**WORK TO COMPLETE**
Leave out the pictures and set down exactly the lines from the start of the listing through the one with "const sourceText = 'Nguồn: FiinProX';", both included.

**DATASET EXCERPT**
* * * * *

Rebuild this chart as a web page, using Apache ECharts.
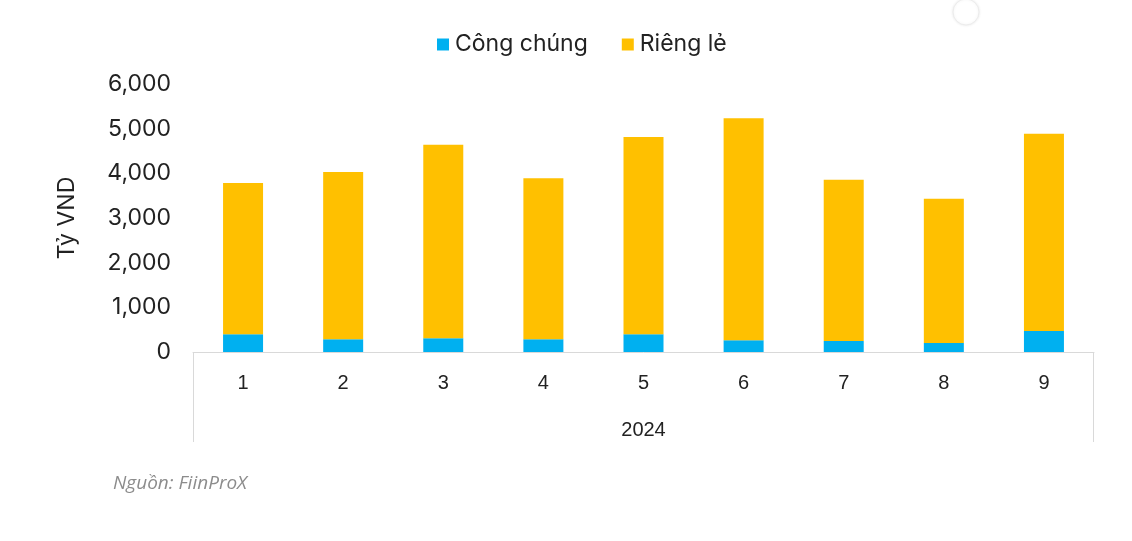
<!DOCTYPE html>
<html>
<head>
<meta charset="utf-8">
<script src="https://cdn.jsdelivr.net/npm/echarts@6/dist/echarts.min.js"></script>
<style>
html,body{margin:0;padding:0;background:#fff;}
#c{width:1132px;height:541px;}
</style>
</head>
<body>
<div id="c"></div>
<script>
const categories = ['1','2','3','4','5','6','7','8','9'];
const congChung = [400, 285, 307, 285, 397, 262, 247, 202, 471];
const riengLe = [3383, 3744, 4334, 3603, 4417, 4971, 3610, 3228, 4417];
const yTicks = [0, 1000, 2000, 3000, 4000, 5000, 6000];
const yearLabel = '2024';
const yName = 'Tỷ VND';
const sourceText = 'Nguồn: FiinProX';

const chart = echarts.init(document.getElementById('c'));
const gridLeft = 193, gridRight = 38, gridTop = 84, gridBottom = 189;
const axisY = 541 - gridBottom;
const option = {
  animation: false,
  backgroundColor: '#fff',
  legend: {
    top: 28,
    left: 432,
    itemWidth: 12,
    itemHeight: 12,
    itemGap: 34,
    icon: 'rect',
    textStyle: {fontFamily: 'Inter', fontSize: 23, color: '#222', padding: [0,0,0,1]},
    data: ['Công chúng', 'Riêng lẻ']
  },
  grid: {left: gridLeft, right: gridRight, top: gridTop, bottom: gridBottom},
  xAxis: {
    type: 'category',
    data: categories,
    name: yearLabel,
    nameLocation: 'middle',
    nameGap: 68,
    nameTextStyle: {fontFamily: 'Liberation Sans', fontSize: 20, color: '#222'},
    axisLine: {show: true, lineStyle: {color: '#d9d9d9', width: 1}},
    axisTick: {show: false},
    axisLabel: {fontFamily: 'Liberation Sans', fontSize: 20, color: '#222', margin: 21}
  },
  yAxis: {
    type: 'value',
    min: yTicks[0],
    max: yTicks[yTicks.length - 1],
    interval: 1000,
    name: yName,
    nameLocation: 'middle',
    nameGap: 114,
    nameRotate: 90,
    nameTextStyle: {fontFamily: 'Inter', fontSize: 23, color: '#222'},
    axisLine: {show: false},
    axisTick: {show: false},
    splitLine: {show: false},
    axisLabel: {
      fontFamily: 'Inter', fontSize: 23, color: '#222', margin: 22,
      formatter: v => v.toLocaleString('en-US')
    }
  },
  series: [
    {name: 'Công chúng', type: 'bar', stack: 's', barWidth: 40, data: congChung,
     itemStyle: {color: '#00B0F0'}},
    {name: 'Riêng lẻ', type: 'bar', stack: 's', barWidth: 40, data: riengLe,
     itemStyle: {color: '#FFC000'}}
  ],
  graphic: [
    {type: 'line', shape: {x1: gridLeft + 0.5, y1: axisY, x2: gridLeft + 0.5, y2: 442},
     style: {stroke: '#d9d9d9', lineWidth: 1}},
    {type: 'line', shape: {x1: 1132 - gridRight - 0.5, y1: axisY, x2: 1132 - gridRight - 0.5, y2: 442},
     style: {stroke: '#d9d9d9', lineWidth: 1}},
    {type: 'text', left: 113, top: 474,
     style: {text: sourceText, font: 'italic 19px "Open Sans"', fill: '#8c8c8c'}},
    {type: 'circle', shape: {cx: 966, cy: 12, r: 13},
     style: {fill: '#fff', stroke: '#ececec', lineWidth: 1, shadowBlur: 3, shadowColor: 'rgba(0,0,0,0.08)'}}
  ]
};
chart.setOption(option);
</script>
</body>
</html>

* * * * *

**RESPONSE TO THIS TASK**
Rebuild this chart as a web page, using Apache ECharts.
<!DOCTYPE html>
<html>
<head>
<meta charset="utf-8">
<script src="https://cdn.jsdelivr.net/npm/echarts@6/dist/echarts.min.js"></script>
<style>
html,body{margin:0;padding:0;background:#fff;}
#c{width:1132px;height:541px;}
</style>
</head>
<body>
<div id="c"></div>
<script>
const categories = ['1','2','3','4','5','6','7','8','9'];
const congChung = [400, 285, 307, 285, 397, 262, 247, 202, 471];
const riengLe = [3383, 3744, 4334, 3603, 4417, 4971, 3610, 3228, 4417];
const yTicks = [0, 1000, 2000, 3000, 4000, 5000, 6000];
const yearLabel = '2024';
const yName = 'Tỷ VND';
const sourceText = 'Nguồn: FiinProX';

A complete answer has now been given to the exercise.